As I continue in my reading of John Piper, occasionally a writing of his strikes my mind and heart in such a way that compels me to share it. This excerpt from Piper’s A Godward Life: Savoring the Supremacy of God In All of Life was perfect for me to read today as I face those who look down on theological study and frown upon theological and biblical education. There are those who say I “think too much” when it comes to studying Scripture. When I encourage young Christians to think about what they have read and spend time in meditation, there are those who say it is “futile and boring” as they will have no desire to do so. I beg to differ as meditating over Scripture and thinking about doctrine and theology in fact increases joy in God. Young believers are encouraged to have fun and teachers and leaders as a result are forced to form all of their lessons and biblical teaching around worldly fun. The fun of the world must enter the church in order to satisfy these young people since thinking and meditation over biblical teaching is not enough. My personal thoughts are that we should keep it simple, teach the Word, trust God, and encourage thinking. For any young person that I will disciple or teach, the Word of God will be central and thinking will saturate our discussions.
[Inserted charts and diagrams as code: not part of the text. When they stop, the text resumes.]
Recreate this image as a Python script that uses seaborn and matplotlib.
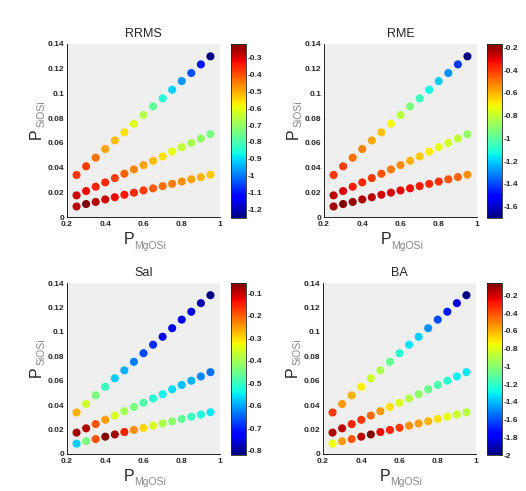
import numpy as np
import pandas as pd
import matplotlib
matplotlib.use('Agg')
import matplotlib.pyplot as plt
import seaborn as sns
from matplotlib.ticker import FuncFormatter

sns.set_style('white')
plt.rcParams['font.family'] = ['Liberation Sans', 'DejaVu Sans']
TICK_FONT = ['Liberation Sans Narrow', 'Liberation Sans', 'DejaVu Sans']

p_mgosi = [0.25, 0.30, 0.35, 0.40, 0.45, 0.50, 0.55, 0.60, 0.65, 0.70, 0.75, 0.80, 0.85, 0.90, 0.95]
p_siosi_top = [0.034, 0.041, 0.048, 0.055, 0.062, 0.0685, 0.0755, 0.0825, 0.0895, 0.096, 0.103, 0.110, 0.1165, 0.1235, 0.130]
p_siosi_mid = [0.0175, 0.021, 0.0245, 0.028, 0.0315, 0.035, 0.0385, 0.042, 0.0455, 0.049, 0.053, 0.0565, 0.060, 0.0635, 0.067]
p_siosi_low = [0.0085, 0.0105, 0.0122, 0.0142, 0.016, 0.018, 0.0197, 0.0215, 0.0232, 0.025, 0.0268, 0.0287, 0.0305, 0.0323, 0.0342]

rrms_top = [-0.37, -0.38, -0.44, -0.49, -0.52, -0.56, -0.61, -0.67, -0.77, -0.84, -0.91, -0.97, -1.04, -1.10, -1.25]
rrms_mid = [-0.29, -0.32, -0.35, -0.36, -0.38, -0.42, -0.46, -0.49, -0.52, -0.56, -0.60, -0.65, -0.68, -0.71, -0.74]
rrms_low = [-0.27, -0.22, -0.27, -0.29, -0.32, -0.34, -0.36, -0.38, -0.41, -0.43, -0.45, -0.47, -0.49, -0.51, -0.53]

rme_top = [-0.40, -0.41, -0.49, -0.52, -0.58, -0.63, -0.71, -0.83, -0.94, -1.06, -1.13, -1.20, -1.29, -1.42, -1.70]
rme_mid = [-0.25, -0.29, -0.35, -0.37, -0.40, -0.45, -0.51, -0.54, -0.60, -0.64, -0.69, -0.74, -0.77, -0.81, -0.89]
rme_low = [-0.22, -0.17, -0.20, -0.23, -0.25, -0.28, -0.29, -0.31, -0.32, -0.35, -0.37, -0.38, -0.45, -0.48, -0.54]

sai_top = [-0.27, -0.36, -0.44, -0.50, -0.57, -0.59, -0.63, -0.67, -0.69, -0.72, -0.73, -0.75, -0.75, -0.79, -0.82]
sai_mid = [-0.08, -0.09, -0.19, -0.25, -0.35, -0.40, -0.44, -0.48, -0.52, -0.54, -0.56, -0.58, -0.59, -0.62, -0.64]
sai_low = [-0.57, -0.44, -0.19, -0.055, -0.08, -0.15, -0.24, -0.30, -0.35, -0.39, -0.42, -0.46, -0.50, -0.53, -0.55]

ba_top = [-0.35, -0.55, -0.60, -0.72, -0.84, -0.93, -1.09, -1.22, -1.32, -1.36, -1.48, -1.61, -1.71, -1.84, -2.0]
ba_mid = [-0.14, -0.16, -0.31, -0.35, -0.45, -0.55, -0.70, -0.80, -0.89, -0.99, -1.07, -1.15, -1.22, -1.30, -1.32]
ba_low = [-0.76, -0.56, -0.41, -0.16, -0.06, -0.25, -0.31, -0.35, -0.53, -0.56, -0.60, -0.70, -0.78, -0.84, -0.89]

titles = ['RRMS', 'RME', 'SaI', 'BA']
values = [(rrms_top, rrms_mid, rrms_low), (rme_top, rme_mid, rme_low),
          (sai_top, sai_mid, sai_low), (ba_top, ba_mid, ba_low)]
cbar_ticks = [np.arange(-1.2, -0.25, 0.1), np.arange(-1.6, -0.15, 0.2),
              np.arange(-0.8, -0.05, 0.1), np.arange(-2.0, -0.15, 0.2)]

W, H = 526, 491
fig = plt.figure(figsize=(W / 100, H / 100), dpi=100)
jet = plt.get_cmap('jet')

# pixel boxes: (left, top, width, height) for axes, left for colorbar
boxes = [(67, 44, 153, 173, 231), (324, 44, 153, 173, 487),
         (67, 283, 153, 171, 231), (323, 283, 153, 171, 487)]

def fig_rect(l, t, w, h):
    return [l / W, 1 - (t + h) / H, w / W, h / H]

def g_fmt(v, pos):
    return '%g' % round(v, 2)

for title, vals, cticks, (l, t, w, h, cl) in zip(titles, values, cbar_ticks, boxes):
    df = pd.DataFrame({
        'x': p_mgosi * 3,
        'y': p_siosi_top + p_siosi_mid + p_siosi_low,
        'v': vals[0] + vals[1] + vals[2],
    })
    vmin, vmax = df['v'].min(), df['v'].max()
    ax = fig.add_axes(fig_rect(l, t, w, h))
    ax.set_facecolor('#efefef')
    sns.scatterplot(data=df, x='x', y='y', hue='v', palette=jet,
                    hue_norm=(vmin, vmax), s=34, edgecolor='none',
                    legend=False, ax=ax)
    ax.set_xlim(0.2, 1)
    ax.set_ylim(0, 0.14)
    ax.set_xticks([0.2, 0.4, 0.6, 0.8, 1.0])
    ax.set_yticks(np.arange(0, 0.141, 0.02))
    ax.xaxis.set_major_formatter(FuncFormatter(g_fmt))
    ax.yaxis.set_major_formatter(FuncFormatter(g_fmt))
    ax.tick_params(direction='in', length=2, width=0.6, labelsize=6, pad=2)
    ax.tick_params(axis='x', pad=3)
    for lab in ax.get_xticklabels() + ax.get_yticklabels():
        lab.set_fontweight('bold')
        lab.set_family(TICK_FONT)
    for side in ['top', 'right']:
        ax.spines[side].set_visible(False)
    for side in ['left', 'bottom']:
        ax.spines[side].set_linewidth(0.6)
        ax.spines[side].set_color('black')
    ax.set_xlabel('')
    ax.set_ylabel('')
    ax.set_title(title, fontsize=9, pad=5)

    # axis labels: big P with grey subscript
    ax.text(0.37, -0.13, 'P', transform=ax.transAxes, fontsize=11.5,
            ha='left', va='center')
    ax.text(0.44, -0.165, 'MgOSi', transform=ax.transAxes, fontsize=7.5,
            color='#888888', ha='left', va='center')
    ax.text(-0.2, 0.45, 'P', transform=ax.transAxes, fontsize=11.5,
            rotation=90, ha='center', va='bottom')
    ax.text(-0.165, 0.52, 'SiOSi', transform=ax.transAxes, fontsize=7.5,
            rotation=90, color='#888888', ha='center', va='bottom')

    cax = fig.add_axes(fig_rect(cl, t, 15, h + 1))
    sm = plt.cm.ScalarMappable(cmap=jet, norm=plt.Normalize(vmin, vmax))
    cb = fig.colorbar(sm, cax=cax)
    cb.set_ticks(cticks)
    cb.ax.yaxis.set_major_formatter(FuncFormatter(g_fmt))
    cb.ax.tick_params(direction='in', length=2, width=0.6, labelsize=6, pad=1)
    for lab in cb.ax.get_yticklabels():
        lab.set_fontweight('bold')
        lab.set_family(TICK_FONT)
    cb.outline.set_linewidth(0.6)

fig.savefig('out.png', dpi=100, facecolor='white')
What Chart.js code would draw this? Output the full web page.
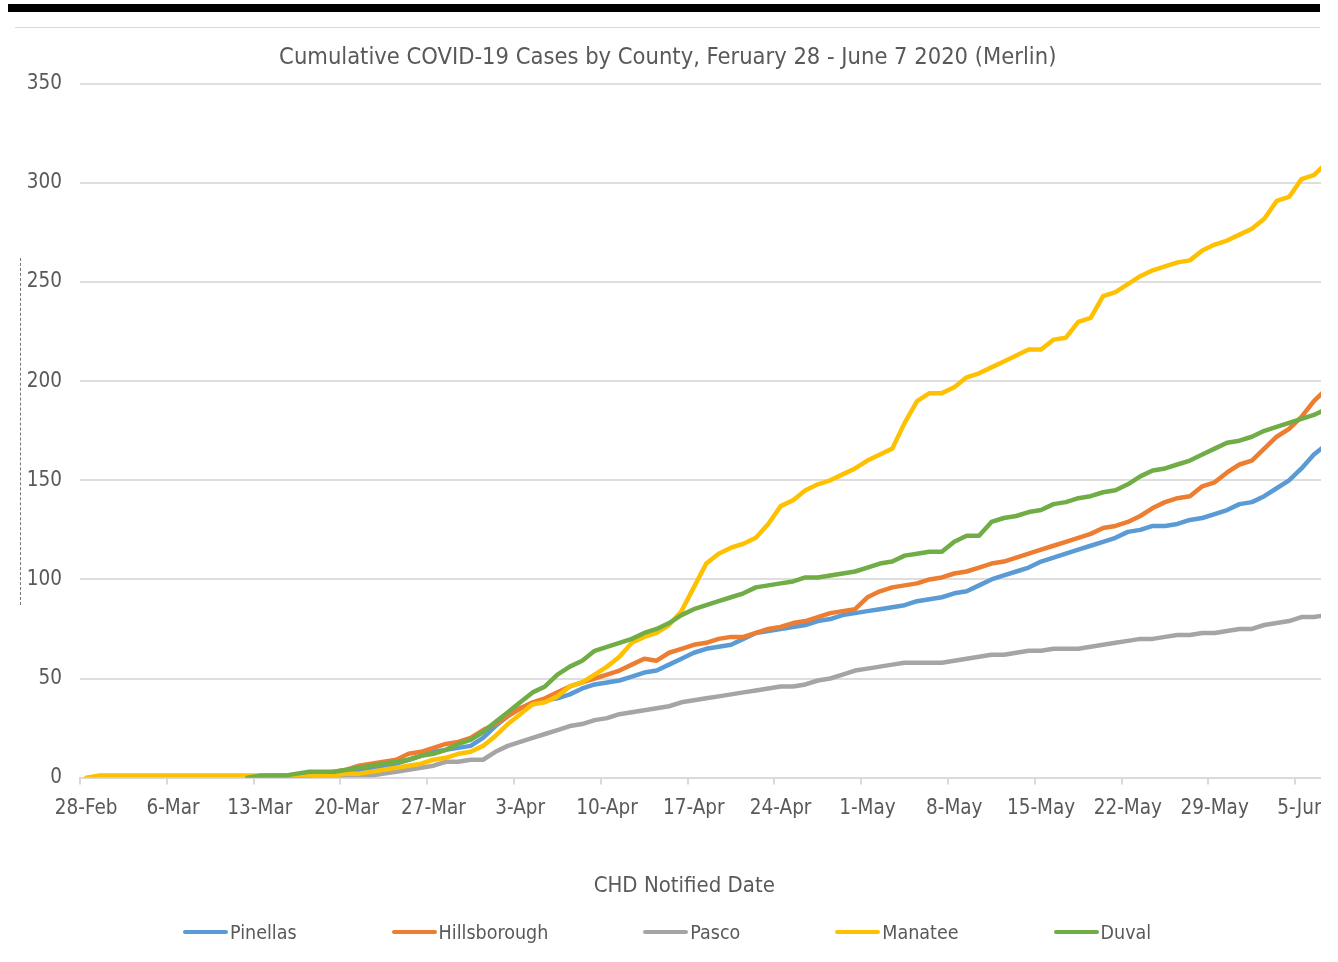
<!DOCTYPE html>
<html>
<head>
<meta charset="utf-8">
<script src="https://cdn.jsdelivr.net/npm/chart.js@4.4.1/dist/chart.umd.min.js"></script>
<style>
  html, body { margin: 0; padding: 0; background: #fff; width: 1338px; height: 962px; overflow: hidden; }
  #clip { position: absolute; left: 0; top: 0; width: 1321px; height: 962px; overflow: hidden; }
  #bar { position: absolute; left: 8px; top: 4px; width: 1312px; height: 8px; background: #000; }
  #border { position: absolute; left: 15px; top: 27px; width: 1305px; height: 1px; background: #d9d9d9; }
  #dash { position: absolute; left: 20px; top: 258px; height: 347px; border-left: 1px dashed #777; }
  #legend { position: absolute; left: 183px; top: 917px; height: 30px; display: flex; align-items: center;
            font-family: 'Liberation Sans Narrow', 'DejaVu Sans Condensed', 'Arial Narrow', sans-serif; font-size: 19.5px; color: #595959; }
  #legend .item { display: flex; align-items: center; margin-right: 95px; }
  #legend .sw { width: 45px; height: 4px; border-radius: 2px; margin-right: 2px; }
</style>
</head>
<body>
<div id="clip">
  <canvas id="c" width="1338" height="962"></canvas>
</div>
<div id="bar"></div>
<div id="border"></div>
<div id="dash"></div>
<div id="legend"></div>
<script>
const FONT = "'Liberation Sans Narrow', 'DejaVu Sans Condensed', 'Arial Narrow', sans-serif";
const TITLE = "Cumulative COVID-19 Cases by County, Feruary 28 - June 7 2020 (Merlin)";
const X_TITLE = "CHD Notified Date       ";

const dates = [
  "28-Feb","29-Feb",
  "1-Mar","2-Mar","3-Mar","4-Mar","5-Mar","6-Mar","7-Mar","8-Mar","9-Mar","10-Mar",
  "11-Mar","12-Mar","13-Mar","14-Mar","15-Mar","16-Mar","17-Mar","18-Mar","19-Mar","20-Mar",
  "21-Mar","22-Mar","23-Mar","24-Mar","25-Mar","26-Mar","27-Mar","28-Mar","29-Mar","30-Mar","31-Mar",
  "1-Apr","2-Apr","3-Apr","4-Apr","5-Apr","6-Apr","7-Apr","8-Apr","9-Apr","10-Apr",
  "11-Apr","12-Apr","13-Apr","14-Apr","15-Apr","16-Apr","17-Apr","18-Apr","19-Apr","20-Apr",
  "21-Apr","22-Apr","23-Apr","24-Apr","25-Apr","26-Apr","27-Apr","28-Apr","29-Apr","30-Apr",
  "1-May","2-May","3-May","4-May","5-May","6-May","7-May","8-May","9-May","10-May",
  "11-May","12-May","13-May","14-May","15-May","16-May","17-May","18-May","19-May","20-May",
  "21-May","22-May","23-May","24-May","25-May","26-May","27-May","28-May","29-May","30-May","31-May",
  "1-Jun","2-Jun","3-Jun","4-Jun","5-Jun","6-Jun","7-Jun"
];

const seriesNames = ["Pinellas", "Hillsborough", "Pasco", "Manatee", "Duval"];
const seriesColors = ["#5B9BD5", "#ED7D31", "#A5A5A5", "#FFC000", "#70AD47"];

const pinellas = [
  null,null,null,null,null,null,null,null,null,null,
  null,null,null,0,0,0,1,1,1,2,
  2,3,4,5,6,7,9,11,13,14,
  15,16,20,26,31,35,37,39,40,42,
  45,47,48,49,51,53,54,57,60,63,
  65,66,67,70,73,74,75,76,77,79,
  80,82,83,84,85,86,87,89,90,91,
  93,94,97,100,102,104,106,109,111,113,
  115,117,119,121,124,125,127,127,128,130,
  131,133,135,138,139,142,146,150,156,163,
  168
];
const hillsborough = [
  null,null,null,null,null,null,null,null,null,null,
  null,null,null,0,0,1,1,1,2,2,
  3,4,6,7,8,9,12,13,15,17,
  18,20,24,27,31,35,38,40,43,46,
  48,50,52,54,57,60,59,63,65,67,
  68,70,71,71,73,75,76,78,79,81,
  83,84,85,91,94,96,97,98,100,101,
  103,104,106,108,109,111,113,115,117,119,
  121,123,126,127,129,132,136,139,141,142,
  147,149,154,158,160,166,172,176,182,190,
  196
];
const pasco = [
  null,null,null,null,null,null,null,null,null,null,
  null,null,null,0,0,0,0,0,0,0,
  0,1,1,1,2,3,4,5,6,8,
  8,9,9,13,16,18,20,22,24,26,
  27,29,30,32,33,34,35,36,38,39,
  40,41,42,43,44,45,46,46,47,49,
  50,52,54,55,56,57,58,58,58,58,
  59,60,61,62,62,63,64,64,65,65,
  65,66,67,68,69,70,70,71,72,72,
  73,73,74,75,75,77,78,79,81,81,
  82
];
const manatee = [
  0,1,1,1,1,1,1,1,1,1,
  1,1,1,1,1,1,1,1,1,1,
  1,2,2,3,4,5,6,7,9,10,
  12,13,16,21,27,32,37,38,41,46,
  48,52,56,61,68,71,73,77,84,96,
  108,113,116,118,121,128,137,140,145,148,
  150,153,156,160,163,166,179,190,194,194,
  197,202,204,207,210,213,216,216,221,222,
  230,232,243,245,249,253,256,258,260,261,
  266,269,271,274,277,282,291,293,302,304,
  310
];
const duval = [
  null,null,null,null,null,null,null,null,null,null,
  null,null,null,0,1,1,1,2,3,3,
  3,4,5,6,7,8,9,11,12,14,
  17,19,23,28,33,38,43,46,52,56,
  59,64,66,68,70,73,75,78,82,85,
  87,89,91,93,96,97,98,99,101,101,
  102,103,104,106,108,109,112,113,114,114,
  119,122,122,129,131,132,134,135,138,139,
  141,142,144,145,148,152,155,156,158,160,
  163,166,169,170,172,175,177,179,181,183,
  186
];

const yTicks = [0, 50, 100, 150, 200, 250, 300, 350];

const seriesData = [pinellas, hillsborough, pasco, manatee, duval];
const drawOrder = [5, 4, 3, 2, 1];

const datasets = seriesNames.map((name, i) => ({
  label: name,
  data: seriesData[i],
  borderColor: seriesColors[i],
  backgroundColor: seriesColors[i],
  borderWidth: 4.5,
  pointRadius: 0,
  pointHoverRadius: 0,
  tension: 0,
  spanGaps: false,
  borderJoinStyle: 'round',
  borderCapStyle: 'round',
  order: drawOrder[i]
}));

new Chart(document.getElementById('c').getContext('2d'), {
  type: 'line',
  data: { labels: dates, datasets: datasets },
  options: {
    responsive: false,
    animation: false,
    events: [],
    layout: { padding: { top: 30, left: 0, right: 2.5, bottom: 63 } },
    plugins: {
      legend: { display: false },
      tooltip: { enabled: false },
      title: {
        display: true,
        text: TITLE,
        color: '#595959',
        font: { family: FONT, size: 23.5, weight: 'normal' },
        padding: { top: 14, bottom: 11.8 }
      }
    },
    scales: {
      x: {
        offset: true,
        grid: {
          offset: true,
          drawOnChartArea: false,
          drawTicks: true,
          tickLength: 7,
          lineWidth: 2,
          color: (c) => (c.index % 7 === 0) ? '#d9d9d9' : 'rgba(0,0,0,0)'
        },
        border: { display: true, color: '#d9d9d9', width: 2 },
        ticks: {
          autoSkip: false,
          maxRotation: 0,
          minRotation: 0,
          padding: 11.7,
          color: '#595959',
          font: { family: FONT, size: 20.5 },
          callback: (v, i) => (i % 7 === 0) ? dates[i] : ''
        },
        title: {
          display: true,
          text: X_TITLE,
          color: '#595959',
          font: { family: FONT, size: 22 },
          padding: { top: 40, bottom: 0 }
        }
      },
      y: {
        min: yTicks[0],
        max: yTicks[yTicks.length - 1],
        afterFit: (s) => { s.width = 80; },
        afterBuildTicks: (s) => { s.ticks = yTicks.map(v => ({ value: v })); },
        border: { display: false },
        grid: { color: '#dedede', lineWidth: 2, drawTicks: false },
        ticks: {
          padding: 18,
          color: '#595959',
          font: { family: FONT, size: 20.5 }
        }
      }
    }
  }
});

// HTML legend built from the series names/colors
const leg = document.getElementById('legend');
seriesNames.forEach((name, i) => {
  const item = document.createElement('div');
  item.className = 'item';
  const sw = document.createElement('span');
  sw.className = 'sw';
  sw.style.background = seriesColors[i];
  const tx = document.createElement('span');
  tx.textContent = name;
  item.appendChild(sw);
  item.appendChild(tx);
  leg.appendChild(item);
});
</script>
</body>
</html>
I truly enjoyed this word from John Piper as he outlines a possible discussion between Paul and Timothy over thinking in 2 Timothy 2:7 . According to Piper, this is how their dialogue would go:

“Think over what I say, for the Lord will grant you understanding in everything.” (RSV)

“Timothy: Wait a minute, Paul. You tell me think, but isn’t the organ of our thinking fallen and unreliable?

Paul: Yes, your mind is fallen and fallible. Yes, it is prone to self-justifying errors. But Christ is in the business of renewing the mind (Romans 12:2; Ephesians 4:23). Do you think there is some unfallen part of you that you could substitute for your mind? We are fallen and depraved in every part. You cannot retreat from thinking into some other safe, untainted faculty of knowing. Take note, Timothy; even in raising the objection against thinking, you are thinking! You cannot escape the necessity of thinking. God’s call is to do it well.

Timothy: But, Paul, I don’t want to become a cold, impersonal intellectual.

Paul: There is danger on both sides, Timothy. There is cold knowledge, and there is a red-hot zeal that is not according to knowledge (Romans 10:2), but thinking does not have to cool your zeal. In fact, in my life, the vigorous exercise of my mind in spiritual things causes me to boil inside, not to freeze. You are right not to want to become impersonal. That happens when thinking is emphasized to the exclusion of feeling about people and when reason is exalted above love, but note this, Timothy: The abandonment of thinking is the destruction of persons. Yes, there is more to personal relationships than thinking, but they are less human without it. God honored his image in us when he said, ‘Come now, let us reason together’ (Isaiah 1:18). Should we do less?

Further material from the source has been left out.